Given exercise » Set aside the pictures and output only the lines from the one containing "Reproduce this diagram with TikZ." up to and including the one containing "(sfslabel) at (748,377)".

Material shown »
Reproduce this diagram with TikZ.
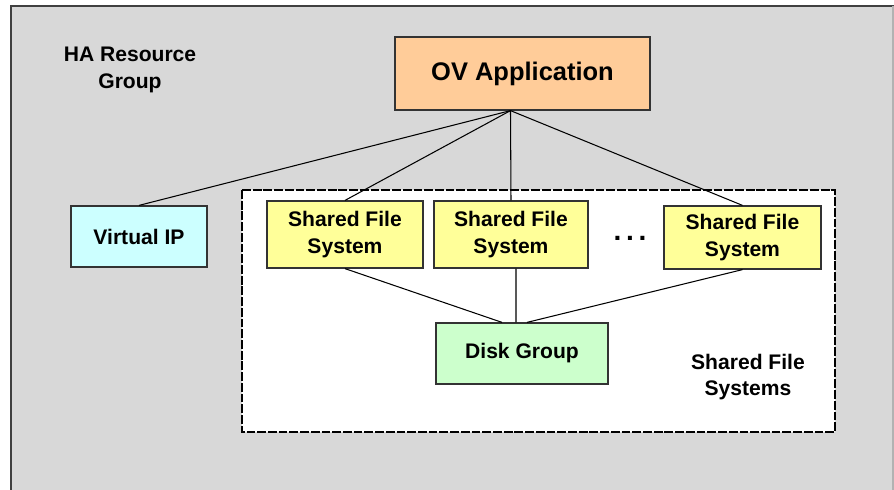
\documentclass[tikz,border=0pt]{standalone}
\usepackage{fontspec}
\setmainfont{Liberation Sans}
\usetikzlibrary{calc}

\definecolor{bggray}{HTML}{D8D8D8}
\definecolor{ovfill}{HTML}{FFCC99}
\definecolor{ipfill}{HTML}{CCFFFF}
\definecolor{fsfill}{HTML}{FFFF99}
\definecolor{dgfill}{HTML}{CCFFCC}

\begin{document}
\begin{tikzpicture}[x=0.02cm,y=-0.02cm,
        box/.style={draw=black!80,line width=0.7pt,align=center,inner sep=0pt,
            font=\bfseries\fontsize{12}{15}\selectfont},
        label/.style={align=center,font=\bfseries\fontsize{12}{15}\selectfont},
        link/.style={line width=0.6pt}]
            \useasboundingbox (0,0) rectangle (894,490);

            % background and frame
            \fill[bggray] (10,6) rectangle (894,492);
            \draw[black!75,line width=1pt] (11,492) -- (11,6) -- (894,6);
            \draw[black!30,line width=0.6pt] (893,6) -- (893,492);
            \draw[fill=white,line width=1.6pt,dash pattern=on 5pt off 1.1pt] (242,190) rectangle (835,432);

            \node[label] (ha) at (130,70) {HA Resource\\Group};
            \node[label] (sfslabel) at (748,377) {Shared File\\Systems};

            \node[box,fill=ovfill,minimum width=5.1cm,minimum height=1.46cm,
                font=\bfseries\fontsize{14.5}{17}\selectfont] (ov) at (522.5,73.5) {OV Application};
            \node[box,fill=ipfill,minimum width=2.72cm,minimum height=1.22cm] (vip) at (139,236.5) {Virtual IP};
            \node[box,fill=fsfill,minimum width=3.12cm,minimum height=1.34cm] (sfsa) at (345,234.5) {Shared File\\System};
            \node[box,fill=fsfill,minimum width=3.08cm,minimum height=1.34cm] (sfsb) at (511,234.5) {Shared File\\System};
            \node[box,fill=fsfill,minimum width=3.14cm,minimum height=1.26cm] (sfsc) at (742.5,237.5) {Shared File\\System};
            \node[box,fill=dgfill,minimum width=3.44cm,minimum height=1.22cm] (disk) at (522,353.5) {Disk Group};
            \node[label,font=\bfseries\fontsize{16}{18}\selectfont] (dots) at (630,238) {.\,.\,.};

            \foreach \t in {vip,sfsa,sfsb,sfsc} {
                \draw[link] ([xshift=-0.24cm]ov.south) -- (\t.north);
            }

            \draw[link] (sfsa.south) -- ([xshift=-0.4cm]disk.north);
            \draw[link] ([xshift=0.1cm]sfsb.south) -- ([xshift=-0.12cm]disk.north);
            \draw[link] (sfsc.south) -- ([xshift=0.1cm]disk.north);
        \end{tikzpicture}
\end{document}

==

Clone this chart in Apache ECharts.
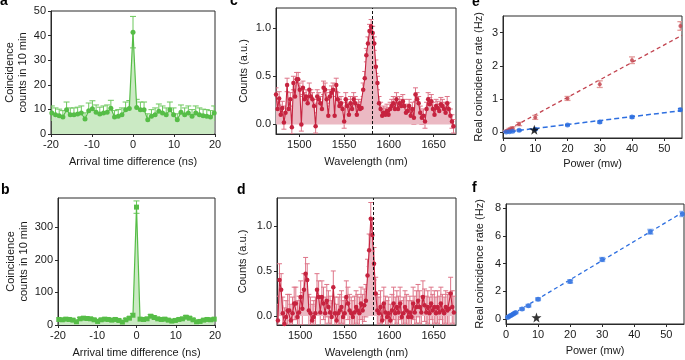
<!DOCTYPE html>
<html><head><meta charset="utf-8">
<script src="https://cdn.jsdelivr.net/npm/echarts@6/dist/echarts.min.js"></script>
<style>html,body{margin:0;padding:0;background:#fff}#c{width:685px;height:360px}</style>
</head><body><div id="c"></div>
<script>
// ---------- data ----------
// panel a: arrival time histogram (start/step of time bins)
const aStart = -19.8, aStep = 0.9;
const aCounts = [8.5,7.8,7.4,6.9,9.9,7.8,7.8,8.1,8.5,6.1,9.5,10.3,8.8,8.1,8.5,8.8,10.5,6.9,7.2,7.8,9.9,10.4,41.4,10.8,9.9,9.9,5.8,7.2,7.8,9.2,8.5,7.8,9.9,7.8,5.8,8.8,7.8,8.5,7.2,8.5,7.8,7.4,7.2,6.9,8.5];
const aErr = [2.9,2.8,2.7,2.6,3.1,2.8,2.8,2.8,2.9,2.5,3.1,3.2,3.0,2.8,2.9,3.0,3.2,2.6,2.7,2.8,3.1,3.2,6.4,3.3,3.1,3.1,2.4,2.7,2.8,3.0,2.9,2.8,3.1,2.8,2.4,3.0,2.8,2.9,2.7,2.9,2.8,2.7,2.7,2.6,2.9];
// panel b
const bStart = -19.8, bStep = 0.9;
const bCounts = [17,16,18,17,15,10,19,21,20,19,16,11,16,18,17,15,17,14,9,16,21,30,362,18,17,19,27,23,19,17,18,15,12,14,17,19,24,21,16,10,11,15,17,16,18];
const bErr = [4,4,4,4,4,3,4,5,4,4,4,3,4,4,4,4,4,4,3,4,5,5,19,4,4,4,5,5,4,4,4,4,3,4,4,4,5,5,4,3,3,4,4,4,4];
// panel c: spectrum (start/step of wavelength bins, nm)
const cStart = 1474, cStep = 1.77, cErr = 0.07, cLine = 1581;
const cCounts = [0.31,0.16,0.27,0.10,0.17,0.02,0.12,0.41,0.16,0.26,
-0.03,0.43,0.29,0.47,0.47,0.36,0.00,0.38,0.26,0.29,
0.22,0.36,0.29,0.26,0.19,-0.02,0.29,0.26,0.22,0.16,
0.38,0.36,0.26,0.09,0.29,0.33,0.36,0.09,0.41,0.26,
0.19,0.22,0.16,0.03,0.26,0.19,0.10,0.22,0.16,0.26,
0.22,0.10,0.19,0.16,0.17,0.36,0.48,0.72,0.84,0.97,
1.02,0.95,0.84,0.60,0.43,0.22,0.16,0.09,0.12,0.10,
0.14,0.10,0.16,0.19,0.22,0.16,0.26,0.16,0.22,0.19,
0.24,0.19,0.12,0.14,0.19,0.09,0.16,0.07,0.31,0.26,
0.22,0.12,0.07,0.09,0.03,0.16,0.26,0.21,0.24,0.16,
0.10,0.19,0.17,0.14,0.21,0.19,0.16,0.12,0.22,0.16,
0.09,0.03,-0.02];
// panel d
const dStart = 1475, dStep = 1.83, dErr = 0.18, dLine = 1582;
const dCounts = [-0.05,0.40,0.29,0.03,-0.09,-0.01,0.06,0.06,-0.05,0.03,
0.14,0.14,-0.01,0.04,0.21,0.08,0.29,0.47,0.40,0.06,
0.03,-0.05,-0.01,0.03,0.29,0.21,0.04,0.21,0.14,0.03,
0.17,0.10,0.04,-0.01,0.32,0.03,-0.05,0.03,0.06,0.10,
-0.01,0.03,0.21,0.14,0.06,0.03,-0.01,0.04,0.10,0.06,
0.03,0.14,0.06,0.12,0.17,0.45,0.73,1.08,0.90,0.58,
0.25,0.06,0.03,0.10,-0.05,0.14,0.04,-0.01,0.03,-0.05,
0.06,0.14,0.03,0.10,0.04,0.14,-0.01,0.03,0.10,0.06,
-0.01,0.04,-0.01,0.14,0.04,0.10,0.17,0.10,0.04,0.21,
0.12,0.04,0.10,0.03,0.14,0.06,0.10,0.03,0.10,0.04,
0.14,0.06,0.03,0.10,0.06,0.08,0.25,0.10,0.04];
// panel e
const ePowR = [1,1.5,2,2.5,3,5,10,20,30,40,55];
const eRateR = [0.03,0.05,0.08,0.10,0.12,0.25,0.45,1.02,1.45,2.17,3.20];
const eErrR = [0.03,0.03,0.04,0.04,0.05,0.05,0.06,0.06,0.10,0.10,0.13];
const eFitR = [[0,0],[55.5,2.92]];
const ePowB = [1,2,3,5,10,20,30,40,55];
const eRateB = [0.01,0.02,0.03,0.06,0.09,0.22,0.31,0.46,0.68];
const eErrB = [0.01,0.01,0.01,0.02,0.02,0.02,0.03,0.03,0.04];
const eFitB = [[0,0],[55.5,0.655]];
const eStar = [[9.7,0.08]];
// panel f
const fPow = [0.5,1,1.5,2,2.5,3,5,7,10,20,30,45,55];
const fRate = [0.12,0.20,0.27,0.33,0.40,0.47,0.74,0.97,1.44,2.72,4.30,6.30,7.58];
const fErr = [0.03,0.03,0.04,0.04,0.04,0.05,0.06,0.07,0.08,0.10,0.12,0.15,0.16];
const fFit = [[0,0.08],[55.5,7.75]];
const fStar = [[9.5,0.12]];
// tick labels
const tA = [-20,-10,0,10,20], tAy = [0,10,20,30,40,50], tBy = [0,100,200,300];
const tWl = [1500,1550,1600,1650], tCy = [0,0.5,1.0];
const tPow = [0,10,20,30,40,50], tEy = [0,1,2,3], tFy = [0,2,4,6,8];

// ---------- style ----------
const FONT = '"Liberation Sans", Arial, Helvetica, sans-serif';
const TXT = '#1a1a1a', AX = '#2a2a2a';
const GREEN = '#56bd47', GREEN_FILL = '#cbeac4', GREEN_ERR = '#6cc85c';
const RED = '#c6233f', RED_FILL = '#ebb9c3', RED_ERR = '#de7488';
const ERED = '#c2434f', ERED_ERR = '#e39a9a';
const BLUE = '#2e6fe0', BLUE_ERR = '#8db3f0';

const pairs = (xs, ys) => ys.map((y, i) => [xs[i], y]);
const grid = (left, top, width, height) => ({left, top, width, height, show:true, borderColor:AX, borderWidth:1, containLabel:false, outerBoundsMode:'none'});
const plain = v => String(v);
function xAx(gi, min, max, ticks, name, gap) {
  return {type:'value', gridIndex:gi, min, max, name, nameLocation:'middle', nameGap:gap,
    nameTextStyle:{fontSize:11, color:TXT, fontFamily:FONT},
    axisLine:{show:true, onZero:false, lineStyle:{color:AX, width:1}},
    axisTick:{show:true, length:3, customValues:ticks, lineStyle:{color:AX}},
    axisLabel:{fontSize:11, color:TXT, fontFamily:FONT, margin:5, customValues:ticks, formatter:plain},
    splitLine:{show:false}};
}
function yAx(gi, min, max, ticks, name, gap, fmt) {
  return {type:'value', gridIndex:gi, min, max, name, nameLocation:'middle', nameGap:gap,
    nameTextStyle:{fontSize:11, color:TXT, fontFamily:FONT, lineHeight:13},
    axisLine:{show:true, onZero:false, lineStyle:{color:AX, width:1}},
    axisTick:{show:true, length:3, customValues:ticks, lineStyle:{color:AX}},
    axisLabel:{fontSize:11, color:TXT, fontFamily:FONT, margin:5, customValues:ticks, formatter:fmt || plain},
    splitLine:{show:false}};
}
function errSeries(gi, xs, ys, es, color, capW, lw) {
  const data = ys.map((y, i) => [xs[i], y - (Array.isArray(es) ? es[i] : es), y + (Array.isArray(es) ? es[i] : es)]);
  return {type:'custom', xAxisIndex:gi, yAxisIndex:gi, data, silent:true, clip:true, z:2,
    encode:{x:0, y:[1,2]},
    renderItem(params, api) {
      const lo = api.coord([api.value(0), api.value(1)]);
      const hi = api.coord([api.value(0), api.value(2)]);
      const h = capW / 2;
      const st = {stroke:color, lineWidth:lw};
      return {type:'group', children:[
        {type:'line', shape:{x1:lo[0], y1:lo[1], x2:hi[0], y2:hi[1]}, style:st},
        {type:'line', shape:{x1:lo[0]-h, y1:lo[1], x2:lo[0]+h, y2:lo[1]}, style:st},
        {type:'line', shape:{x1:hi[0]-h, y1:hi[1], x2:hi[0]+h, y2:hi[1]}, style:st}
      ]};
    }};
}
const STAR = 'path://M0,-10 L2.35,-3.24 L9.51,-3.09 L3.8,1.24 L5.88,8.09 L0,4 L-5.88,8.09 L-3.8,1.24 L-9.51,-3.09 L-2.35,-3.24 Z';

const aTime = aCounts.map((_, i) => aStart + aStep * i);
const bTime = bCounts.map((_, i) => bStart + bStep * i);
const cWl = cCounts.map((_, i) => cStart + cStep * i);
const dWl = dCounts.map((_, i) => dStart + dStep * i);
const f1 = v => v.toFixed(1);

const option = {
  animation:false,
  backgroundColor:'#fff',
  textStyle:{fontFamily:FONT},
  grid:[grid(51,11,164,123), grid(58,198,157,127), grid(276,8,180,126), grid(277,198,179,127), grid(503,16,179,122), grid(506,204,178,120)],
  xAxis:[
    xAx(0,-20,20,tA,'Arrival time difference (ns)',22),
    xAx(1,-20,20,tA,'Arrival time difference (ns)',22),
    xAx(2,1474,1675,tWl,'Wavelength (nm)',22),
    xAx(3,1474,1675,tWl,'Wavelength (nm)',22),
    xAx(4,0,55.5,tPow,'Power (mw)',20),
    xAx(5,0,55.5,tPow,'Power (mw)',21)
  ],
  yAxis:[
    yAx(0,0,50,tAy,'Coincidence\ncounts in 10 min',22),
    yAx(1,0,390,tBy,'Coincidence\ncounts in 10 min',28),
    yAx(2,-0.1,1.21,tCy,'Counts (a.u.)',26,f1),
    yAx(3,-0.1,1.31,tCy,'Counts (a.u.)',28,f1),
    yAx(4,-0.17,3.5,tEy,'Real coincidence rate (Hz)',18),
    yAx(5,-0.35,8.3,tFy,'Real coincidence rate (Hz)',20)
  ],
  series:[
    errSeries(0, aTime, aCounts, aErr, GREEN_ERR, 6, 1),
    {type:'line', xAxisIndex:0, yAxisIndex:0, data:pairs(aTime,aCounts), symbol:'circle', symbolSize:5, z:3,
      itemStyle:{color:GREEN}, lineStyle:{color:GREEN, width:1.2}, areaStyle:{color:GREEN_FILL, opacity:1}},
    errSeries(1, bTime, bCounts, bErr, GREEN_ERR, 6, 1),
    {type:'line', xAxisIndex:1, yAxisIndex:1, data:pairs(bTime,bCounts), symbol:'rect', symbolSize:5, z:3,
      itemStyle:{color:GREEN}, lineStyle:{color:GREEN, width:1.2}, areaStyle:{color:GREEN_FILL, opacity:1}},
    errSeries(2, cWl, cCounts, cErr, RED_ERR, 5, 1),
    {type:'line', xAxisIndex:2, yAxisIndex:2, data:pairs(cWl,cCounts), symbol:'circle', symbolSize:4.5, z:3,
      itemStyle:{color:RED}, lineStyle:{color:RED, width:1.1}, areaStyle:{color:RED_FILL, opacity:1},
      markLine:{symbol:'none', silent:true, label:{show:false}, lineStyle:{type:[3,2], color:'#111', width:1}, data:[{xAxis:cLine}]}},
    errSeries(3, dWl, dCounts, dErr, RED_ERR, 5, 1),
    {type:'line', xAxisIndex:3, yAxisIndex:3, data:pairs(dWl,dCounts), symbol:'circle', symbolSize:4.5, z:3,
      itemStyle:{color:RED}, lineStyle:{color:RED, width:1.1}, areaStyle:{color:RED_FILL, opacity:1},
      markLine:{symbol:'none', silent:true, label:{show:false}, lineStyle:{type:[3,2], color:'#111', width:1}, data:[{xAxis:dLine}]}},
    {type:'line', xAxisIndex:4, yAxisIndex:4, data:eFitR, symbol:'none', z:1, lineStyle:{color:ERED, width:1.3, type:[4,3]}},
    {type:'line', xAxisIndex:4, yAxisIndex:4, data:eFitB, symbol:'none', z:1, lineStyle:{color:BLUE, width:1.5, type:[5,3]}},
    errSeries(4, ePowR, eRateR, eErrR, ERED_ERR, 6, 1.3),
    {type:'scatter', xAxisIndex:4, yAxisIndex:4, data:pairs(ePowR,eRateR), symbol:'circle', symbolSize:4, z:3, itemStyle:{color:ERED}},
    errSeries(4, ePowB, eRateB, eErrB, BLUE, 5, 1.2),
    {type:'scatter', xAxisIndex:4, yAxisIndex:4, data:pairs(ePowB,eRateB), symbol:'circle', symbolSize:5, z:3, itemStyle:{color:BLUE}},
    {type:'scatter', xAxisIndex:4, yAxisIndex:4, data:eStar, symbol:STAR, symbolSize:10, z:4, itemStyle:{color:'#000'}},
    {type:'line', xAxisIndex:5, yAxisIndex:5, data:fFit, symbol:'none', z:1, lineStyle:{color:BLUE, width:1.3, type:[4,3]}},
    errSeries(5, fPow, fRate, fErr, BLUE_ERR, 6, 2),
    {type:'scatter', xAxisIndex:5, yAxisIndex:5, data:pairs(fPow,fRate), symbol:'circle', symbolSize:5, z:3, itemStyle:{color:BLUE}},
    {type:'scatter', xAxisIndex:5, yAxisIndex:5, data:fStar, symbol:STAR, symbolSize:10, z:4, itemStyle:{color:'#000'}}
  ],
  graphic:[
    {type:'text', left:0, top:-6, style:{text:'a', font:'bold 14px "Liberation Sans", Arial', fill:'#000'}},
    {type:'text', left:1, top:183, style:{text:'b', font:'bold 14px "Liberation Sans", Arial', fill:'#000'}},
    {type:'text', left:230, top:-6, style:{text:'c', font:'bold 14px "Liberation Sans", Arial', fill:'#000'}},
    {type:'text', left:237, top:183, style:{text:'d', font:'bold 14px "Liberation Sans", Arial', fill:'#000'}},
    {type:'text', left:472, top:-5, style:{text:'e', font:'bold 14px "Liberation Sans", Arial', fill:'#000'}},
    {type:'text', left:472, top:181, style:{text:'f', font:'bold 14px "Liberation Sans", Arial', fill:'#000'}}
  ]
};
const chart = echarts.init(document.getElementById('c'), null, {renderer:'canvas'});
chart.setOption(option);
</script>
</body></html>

Exercise result »
Reproduce this diagram with TikZ.
\documentclass[tikz,border=0pt]{standalone}
\usepackage{fontspec}
\setmainfont{Liberation Sans}
\usetikzlibrary{calc}

\definecolor{bggray}{HTML}{D8D8D8}
\definecolor{ovfill}{HTML}{FFCC99}
\definecolor{ipfill}{HTML}{CCFFFF}
\definecolor{fsfill}{HTML}{FFFF99}
\definecolor{dgfill}{HTML}{CCFFCC}

\begin{document}
\begin{tikzpicture}[x=0.02cm,y=-0.02cm,
        box/.style={draw=black!80,line width=0.7pt,align=center,inner sep=0pt,
            font=\bfseries\fontsize{12}{15}\selectfont},
        label/.style={align=center,font=\bfseries\fontsize{12}{15}\selectfont},
        link/.style={line width=0.6pt}]
            \useasboundingbox (0,0) rectangle (894,490);

            % background and frame
            \fill[bggray] (10,6) rectangle (894,492);
            \draw[black!75,line width=1pt] (11,492) -- (11,6) -- (894,6);
            \draw[black!30,line width=0.6pt] (893,6) -- (893,492);
            \draw[fill=white,line width=1.6pt,dash pattern=on 5pt off 1.1pt] (242,190) rectangle (835,432);

            \node[label] (ha) at (130,70) {HA Resource\\Group};
            \node[label] (sfslabel) at (748,377) {Shared File\\Systems};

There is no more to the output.